The City of Davis had, up until yesterday evening, virtually no information available. The city webpage had no content on it about the emergency. In fact, if you clicked on emergency information, it said that the city of Davis had no emergencies at this time. Let me tell you, that caused quite a chuckle from nervous and tired “refugees.” Channel 16 (the City of Davis Government Channel) had no information either.
Finally, late last night, after checking multiple times, the city webpage had a link to clink on for emergency information. And even that, did not provide a lot of information.
Channel Sixteen finally began broadcasting emergency information sometime late on Saturday. At midday we looked and there was no such information available. The message that played last night only provided generic information which had been recorded at 7:30 pm. This information was still playing at nearly 10 pm last night, which meant that it was information that was two and a half hours old and needed to be updated.
Getting shelter information to the elderly and disabled needed to be a top priority and that could not have occurred by TV or internet and had to occur via word of mouth.

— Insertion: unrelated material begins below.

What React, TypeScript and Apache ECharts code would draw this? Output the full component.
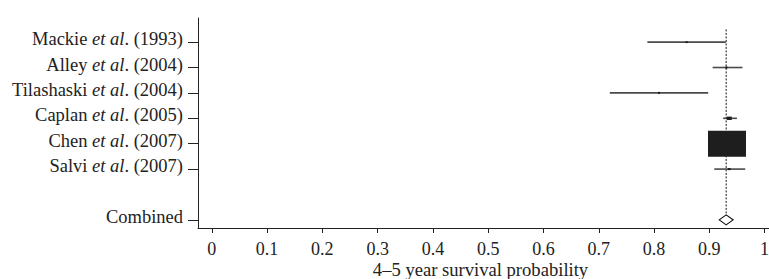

The two best sources for information were on the Davis Wiki and the Davis Enterprise Websites. (Again you had to be mobile enough to get to a place with power for that to be helpful).
Even then there was not a lot of information. That is by no means a criticism of either the Wiki or the Enterprise. They did the best they could. The information was just not available and that falls squarely on the city of Davis and PG&E.
As the Enterprise wrote:
“At 3 p.m. Saturday, PG&E spokesman Keely Wachs from San Francisco said nearly 10,000 people in Davis were still without power as a result of Friday’s severe storm.
Several people complained that PG&E was not updating phone or Web page information about outages.
‘We’re swamped but that’s not an excuse,’ said Wachs on Saturday. ‘I’ll call our customer care team and see what they can do.'”
In fact it was completely inadequate.
As Supervisor Matt Rexroad pointed out on his blog, SMUD had their power on much faster and provided far better information for their customers.
This prompted him to remark:
“Personally, I would have liked the 30% rate reduction and the more complete information.”
As one of our officials pointed out to me on the phone as I was driving around town yesterday to get a sense of the situation, we knew this storm was coming and we knew it would be bad.
Shelters were up last night, I’m not sure that they were up on Friday night. That’s not acceptable. We knew that given the early predictions many would be without power Friday night.
The information infrastructure was slow. They did not utilize Channel 16 or the Internet until it was too late.
The final and most concerning point, is that the most vulnerable people would not have had access to either the internet or a TV, so how was information to get to them?
I was told by a reliable source that there were no plans to go door to door in Davis. However, we did hear the city of Woodland was doing exactly that–going door to door.
We need to get this right for the next emergency that is likely to be far more dangerous and life-threatening than this one was.